* **Source material**
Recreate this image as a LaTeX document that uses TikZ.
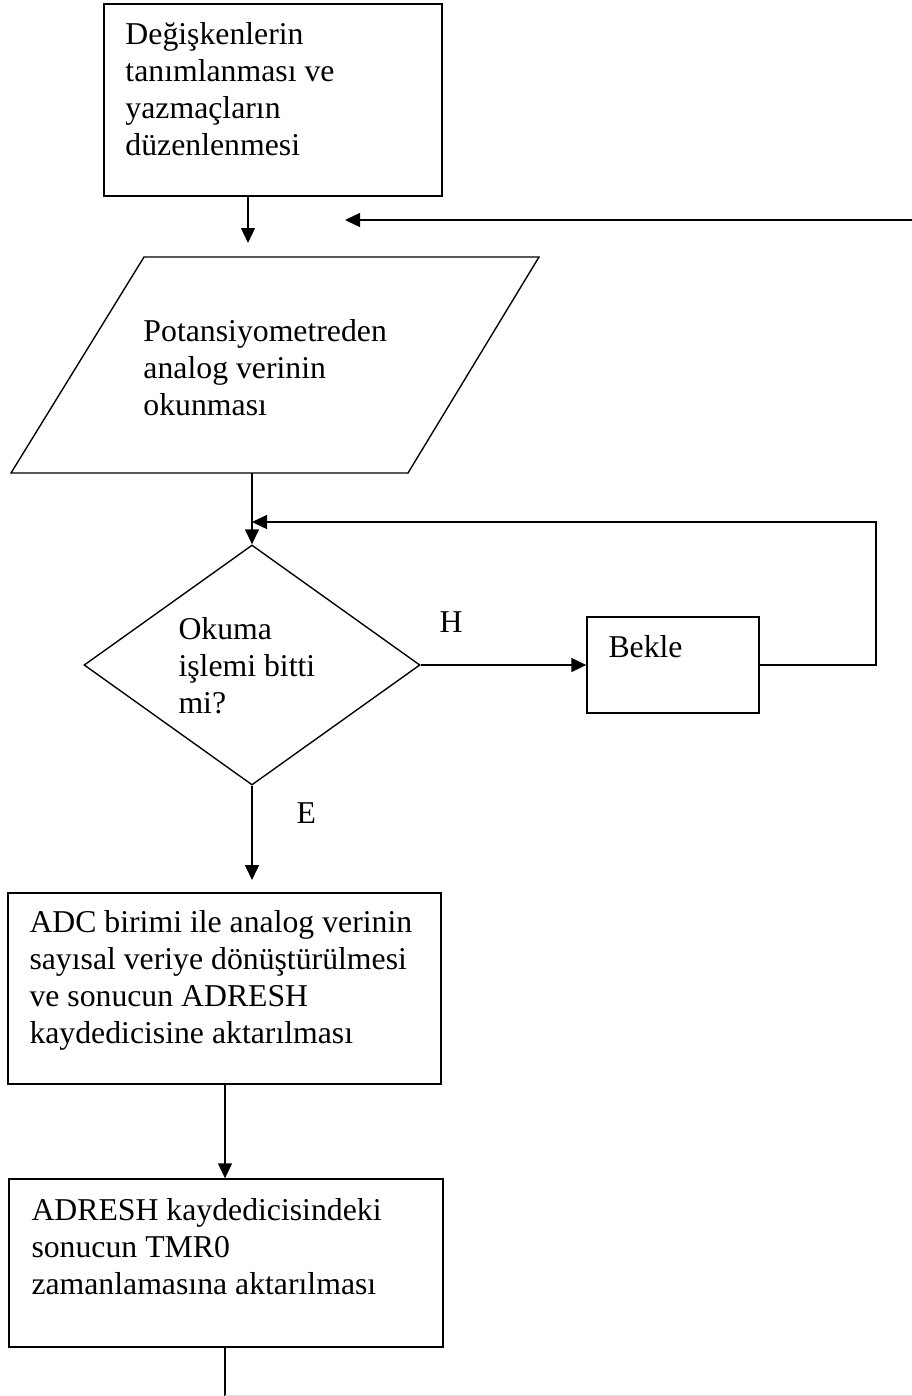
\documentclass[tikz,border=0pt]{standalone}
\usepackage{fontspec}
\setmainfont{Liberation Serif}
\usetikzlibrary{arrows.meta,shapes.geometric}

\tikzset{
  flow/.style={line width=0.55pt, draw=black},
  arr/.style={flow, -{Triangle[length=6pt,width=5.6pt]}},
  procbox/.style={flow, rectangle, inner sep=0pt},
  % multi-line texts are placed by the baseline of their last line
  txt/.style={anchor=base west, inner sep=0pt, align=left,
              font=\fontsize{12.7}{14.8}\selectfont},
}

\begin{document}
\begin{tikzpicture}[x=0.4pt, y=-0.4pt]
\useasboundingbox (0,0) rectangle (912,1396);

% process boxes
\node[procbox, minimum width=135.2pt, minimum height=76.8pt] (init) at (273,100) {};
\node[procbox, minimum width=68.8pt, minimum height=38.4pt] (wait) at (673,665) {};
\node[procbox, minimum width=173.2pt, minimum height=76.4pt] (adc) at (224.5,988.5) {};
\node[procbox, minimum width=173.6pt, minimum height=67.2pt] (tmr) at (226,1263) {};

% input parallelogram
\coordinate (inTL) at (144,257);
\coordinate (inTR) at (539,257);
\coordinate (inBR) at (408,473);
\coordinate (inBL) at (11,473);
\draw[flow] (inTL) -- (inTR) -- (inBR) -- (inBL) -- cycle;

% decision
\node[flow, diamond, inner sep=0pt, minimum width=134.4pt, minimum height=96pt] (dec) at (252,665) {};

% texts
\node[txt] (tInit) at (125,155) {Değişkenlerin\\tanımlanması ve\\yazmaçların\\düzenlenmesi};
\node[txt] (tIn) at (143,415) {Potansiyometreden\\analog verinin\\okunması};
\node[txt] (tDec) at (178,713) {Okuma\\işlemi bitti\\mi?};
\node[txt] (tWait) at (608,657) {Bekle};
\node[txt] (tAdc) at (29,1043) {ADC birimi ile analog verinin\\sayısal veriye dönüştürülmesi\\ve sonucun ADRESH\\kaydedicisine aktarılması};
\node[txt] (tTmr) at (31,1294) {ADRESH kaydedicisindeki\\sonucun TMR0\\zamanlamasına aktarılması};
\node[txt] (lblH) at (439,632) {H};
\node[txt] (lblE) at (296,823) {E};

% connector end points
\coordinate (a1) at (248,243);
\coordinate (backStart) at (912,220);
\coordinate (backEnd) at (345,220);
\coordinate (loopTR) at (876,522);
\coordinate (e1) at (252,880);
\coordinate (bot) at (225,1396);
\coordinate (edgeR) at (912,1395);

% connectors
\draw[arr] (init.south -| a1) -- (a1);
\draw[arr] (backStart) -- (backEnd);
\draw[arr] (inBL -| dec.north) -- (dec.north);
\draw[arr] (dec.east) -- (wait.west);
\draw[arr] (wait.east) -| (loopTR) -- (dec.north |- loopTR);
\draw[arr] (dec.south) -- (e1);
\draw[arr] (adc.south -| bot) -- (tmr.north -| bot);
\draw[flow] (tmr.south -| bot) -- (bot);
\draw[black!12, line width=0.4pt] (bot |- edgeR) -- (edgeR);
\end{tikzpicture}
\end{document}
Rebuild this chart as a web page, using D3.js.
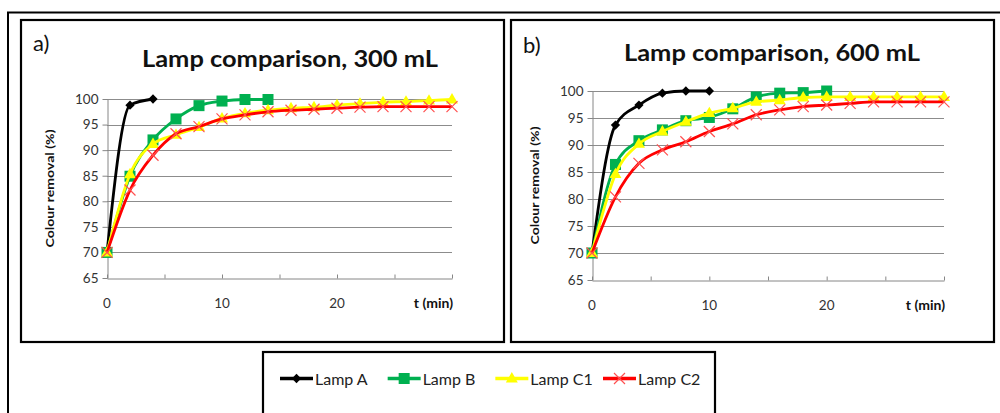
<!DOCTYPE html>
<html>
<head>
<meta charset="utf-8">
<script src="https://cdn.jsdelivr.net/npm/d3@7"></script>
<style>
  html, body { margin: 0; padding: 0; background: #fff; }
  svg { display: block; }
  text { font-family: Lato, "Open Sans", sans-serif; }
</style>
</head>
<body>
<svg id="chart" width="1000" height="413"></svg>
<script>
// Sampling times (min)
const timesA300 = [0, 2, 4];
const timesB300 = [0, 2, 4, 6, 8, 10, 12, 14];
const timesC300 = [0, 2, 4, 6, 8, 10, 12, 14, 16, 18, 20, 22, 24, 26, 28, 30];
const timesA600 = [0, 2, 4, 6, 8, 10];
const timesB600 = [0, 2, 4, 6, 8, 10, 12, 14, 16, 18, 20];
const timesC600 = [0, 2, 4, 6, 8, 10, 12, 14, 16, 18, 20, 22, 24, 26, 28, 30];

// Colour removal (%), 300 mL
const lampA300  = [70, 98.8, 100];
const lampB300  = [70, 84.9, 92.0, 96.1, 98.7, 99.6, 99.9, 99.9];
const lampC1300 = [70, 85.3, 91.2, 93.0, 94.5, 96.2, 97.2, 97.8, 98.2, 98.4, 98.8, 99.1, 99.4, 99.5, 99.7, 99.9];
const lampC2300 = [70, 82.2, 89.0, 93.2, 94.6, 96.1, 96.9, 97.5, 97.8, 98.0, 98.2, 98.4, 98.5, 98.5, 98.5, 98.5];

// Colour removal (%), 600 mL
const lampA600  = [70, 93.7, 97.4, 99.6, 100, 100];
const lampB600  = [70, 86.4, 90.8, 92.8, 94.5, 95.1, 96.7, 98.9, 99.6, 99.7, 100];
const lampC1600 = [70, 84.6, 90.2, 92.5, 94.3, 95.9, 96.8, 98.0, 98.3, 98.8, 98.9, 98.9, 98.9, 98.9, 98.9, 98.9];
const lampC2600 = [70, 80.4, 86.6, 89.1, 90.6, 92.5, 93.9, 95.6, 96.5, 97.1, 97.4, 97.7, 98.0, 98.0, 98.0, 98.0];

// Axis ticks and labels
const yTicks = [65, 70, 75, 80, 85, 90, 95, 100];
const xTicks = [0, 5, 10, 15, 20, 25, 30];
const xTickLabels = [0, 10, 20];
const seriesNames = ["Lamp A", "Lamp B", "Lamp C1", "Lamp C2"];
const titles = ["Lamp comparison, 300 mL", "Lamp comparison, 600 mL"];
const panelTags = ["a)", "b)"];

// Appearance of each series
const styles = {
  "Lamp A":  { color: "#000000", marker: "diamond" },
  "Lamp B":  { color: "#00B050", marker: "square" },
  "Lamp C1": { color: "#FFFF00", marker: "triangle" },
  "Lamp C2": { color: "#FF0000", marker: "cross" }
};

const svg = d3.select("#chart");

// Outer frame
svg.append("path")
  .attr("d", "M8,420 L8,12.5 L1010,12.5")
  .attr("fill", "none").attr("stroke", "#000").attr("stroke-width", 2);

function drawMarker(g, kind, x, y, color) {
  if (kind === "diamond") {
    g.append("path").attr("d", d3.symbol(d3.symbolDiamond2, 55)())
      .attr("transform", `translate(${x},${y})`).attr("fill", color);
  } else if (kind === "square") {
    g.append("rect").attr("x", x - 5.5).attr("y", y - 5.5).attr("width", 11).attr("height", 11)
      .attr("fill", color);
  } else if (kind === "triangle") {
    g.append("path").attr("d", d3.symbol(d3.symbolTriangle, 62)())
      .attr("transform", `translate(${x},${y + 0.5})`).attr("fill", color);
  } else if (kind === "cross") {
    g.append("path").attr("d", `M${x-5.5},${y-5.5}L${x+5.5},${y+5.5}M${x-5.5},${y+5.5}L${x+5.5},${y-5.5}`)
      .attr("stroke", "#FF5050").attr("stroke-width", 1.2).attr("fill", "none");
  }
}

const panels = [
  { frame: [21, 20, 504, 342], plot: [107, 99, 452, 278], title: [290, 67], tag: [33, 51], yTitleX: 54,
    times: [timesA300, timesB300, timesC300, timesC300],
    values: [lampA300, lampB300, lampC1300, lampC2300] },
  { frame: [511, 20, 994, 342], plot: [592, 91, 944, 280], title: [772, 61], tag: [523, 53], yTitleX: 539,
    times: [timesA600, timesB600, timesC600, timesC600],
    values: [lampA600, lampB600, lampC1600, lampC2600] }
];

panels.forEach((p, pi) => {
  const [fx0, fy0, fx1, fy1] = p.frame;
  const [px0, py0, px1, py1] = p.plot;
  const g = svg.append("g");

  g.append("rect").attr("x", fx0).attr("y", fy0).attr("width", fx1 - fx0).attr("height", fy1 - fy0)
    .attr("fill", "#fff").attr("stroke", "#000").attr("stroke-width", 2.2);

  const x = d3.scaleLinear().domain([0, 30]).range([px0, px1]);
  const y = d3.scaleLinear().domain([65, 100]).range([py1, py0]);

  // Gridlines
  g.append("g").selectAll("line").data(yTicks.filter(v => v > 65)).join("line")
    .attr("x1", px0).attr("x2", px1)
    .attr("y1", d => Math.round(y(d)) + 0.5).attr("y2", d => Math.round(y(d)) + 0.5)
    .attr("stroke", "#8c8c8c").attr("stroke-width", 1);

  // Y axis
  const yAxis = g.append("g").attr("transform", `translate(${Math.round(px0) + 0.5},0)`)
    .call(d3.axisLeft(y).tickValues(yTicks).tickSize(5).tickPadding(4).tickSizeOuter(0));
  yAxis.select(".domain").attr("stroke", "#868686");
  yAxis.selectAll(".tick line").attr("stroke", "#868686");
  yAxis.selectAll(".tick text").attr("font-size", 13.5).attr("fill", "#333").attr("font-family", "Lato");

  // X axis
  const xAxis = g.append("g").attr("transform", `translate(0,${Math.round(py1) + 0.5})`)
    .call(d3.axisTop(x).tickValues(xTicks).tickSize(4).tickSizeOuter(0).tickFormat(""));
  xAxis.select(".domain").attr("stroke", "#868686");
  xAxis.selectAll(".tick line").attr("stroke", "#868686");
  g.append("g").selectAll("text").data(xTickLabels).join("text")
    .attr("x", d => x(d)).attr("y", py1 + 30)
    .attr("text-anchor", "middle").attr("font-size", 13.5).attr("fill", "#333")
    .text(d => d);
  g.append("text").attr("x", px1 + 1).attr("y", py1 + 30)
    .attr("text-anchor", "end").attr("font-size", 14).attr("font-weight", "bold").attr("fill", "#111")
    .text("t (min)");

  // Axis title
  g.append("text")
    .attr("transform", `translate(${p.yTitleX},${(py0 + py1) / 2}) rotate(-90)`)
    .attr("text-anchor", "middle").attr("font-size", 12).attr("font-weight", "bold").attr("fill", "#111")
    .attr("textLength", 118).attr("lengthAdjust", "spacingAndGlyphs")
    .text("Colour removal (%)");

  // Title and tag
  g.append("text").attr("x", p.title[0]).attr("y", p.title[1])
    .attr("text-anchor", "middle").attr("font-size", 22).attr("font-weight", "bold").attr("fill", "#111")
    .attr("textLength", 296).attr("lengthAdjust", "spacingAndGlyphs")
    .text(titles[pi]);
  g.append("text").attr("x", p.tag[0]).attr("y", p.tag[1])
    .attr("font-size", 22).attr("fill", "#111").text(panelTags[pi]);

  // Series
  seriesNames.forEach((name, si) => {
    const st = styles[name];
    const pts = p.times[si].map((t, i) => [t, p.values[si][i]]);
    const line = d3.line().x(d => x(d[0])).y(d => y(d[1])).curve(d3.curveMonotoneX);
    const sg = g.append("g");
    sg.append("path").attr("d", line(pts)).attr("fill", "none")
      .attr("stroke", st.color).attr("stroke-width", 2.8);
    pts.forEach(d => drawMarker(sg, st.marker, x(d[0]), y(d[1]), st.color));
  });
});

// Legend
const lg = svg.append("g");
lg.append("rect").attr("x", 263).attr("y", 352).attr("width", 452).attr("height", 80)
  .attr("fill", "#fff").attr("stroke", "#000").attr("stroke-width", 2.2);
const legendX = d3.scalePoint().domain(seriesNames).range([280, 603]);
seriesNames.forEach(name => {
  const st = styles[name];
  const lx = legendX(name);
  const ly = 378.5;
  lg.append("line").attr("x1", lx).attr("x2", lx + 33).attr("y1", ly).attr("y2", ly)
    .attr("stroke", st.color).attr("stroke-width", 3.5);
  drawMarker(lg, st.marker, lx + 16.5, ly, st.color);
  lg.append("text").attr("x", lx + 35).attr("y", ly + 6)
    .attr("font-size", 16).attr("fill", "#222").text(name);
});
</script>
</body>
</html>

* **Written task**
Quote only what lies between the first line of the records and the line containing "(edgeR) at (912,1395);", please, including both lines and excluding images.

* **Written answer**
Recreate this image as a LaTeX document that uses TikZ.
\documentclass[tikz,border=0pt]{standalone}
\usepackage{fontspec}
\setmainfont{Liberation Serif}
\usetikzlibrary{arrows.meta,shapes.geometric}

\tikzset{
  flow/.style={line width=0.55pt, draw=black},
  arr/.style={flow, -{Triangle[length=6pt,width=5.6pt]}},
  procbox/.style={flow, rectangle, inner sep=0pt},
  % multi-line texts are placed by the baseline of their last line
  txt/.style={anchor=base west, inner sep=0pt, align=left,
              font=\fontsize{12.7}{14.8}\selectfont},
}

\begin{document}
\begin{tikzpicture}[x=0.4pt, y=-0.4pt]
\useasboundingbox (0,0) rectangle (912,1396);

% process boxes
\node[procbox, minimum width=135.2pt, minimum height=76.8pt] (init) at (273,100) {};
\node[procbox, minimum width=68.8pt, minimum height=38.4pt] (wait) at (673,665) {};
\node[procbox, minimum width=173.2pt, minimum height=76.4pt] (adc) at (224.5,988.5) {};
\node[procbox, minimum width=173.6pt, minimum height=67.2pt] (tmr) at (226,1263) {};

% input parallelogram
\coordinate (inTL) at (144,257);
\coordinate (inTR) at (539,257);
\coordinate (inBR) at (408,473);
\coordinate (inBL) at (11,473);
\draw[flow] (inTL) -- (inTR) -- (inBR) -- (inBL) -- cycle;

% decision
\node[flow, diamond, inner sep=0pt, minimum width=134.4pt, minimum height=96pt] (dec) at (252,665) {};

% texts
\node[txt] (tInit) at (125,155) {Değişkenlerin\\tanımlanması ve\\yazmaçların\\düzenlenmesi};
\node[txt] (tIn) at (143,415) {Potansiyometreden\\analog verinin\\okunması};
\node[txt] (tDec) at (178,713) {Okuma\\işlemi bitti\\mi?};
\node[txt] (tWait) at (608,657) {Bekle};
\node[txt] (tAdc) at (29,1043) {ADC birimi ile analog verinin\\sayısal veriye dönüştürülmesi\\ve sonucun ADRESH\\kaydedicisine aktarılması};
\node[txt] (tTmr) at (31,1294) {ADRESH kaydedicisindeki\\sonucun TMR0\\zamanlamasına aktarılması};
\node[txt] (lblH) at (439,632) {H};
\node[txt] (lblE) at (296,823) {E};

% connector end points
\coordinate (a1) at (248,243);
\coordinate (backStart) at (912,220);
\coordinate (backEnd) at (345,220);
\coordinate (loopTR) at (876,522);
\coordinate (e1) at (252,880);
\coordinate (bot) at (225,1396);
\coordinate (edgeR) at (912,1395);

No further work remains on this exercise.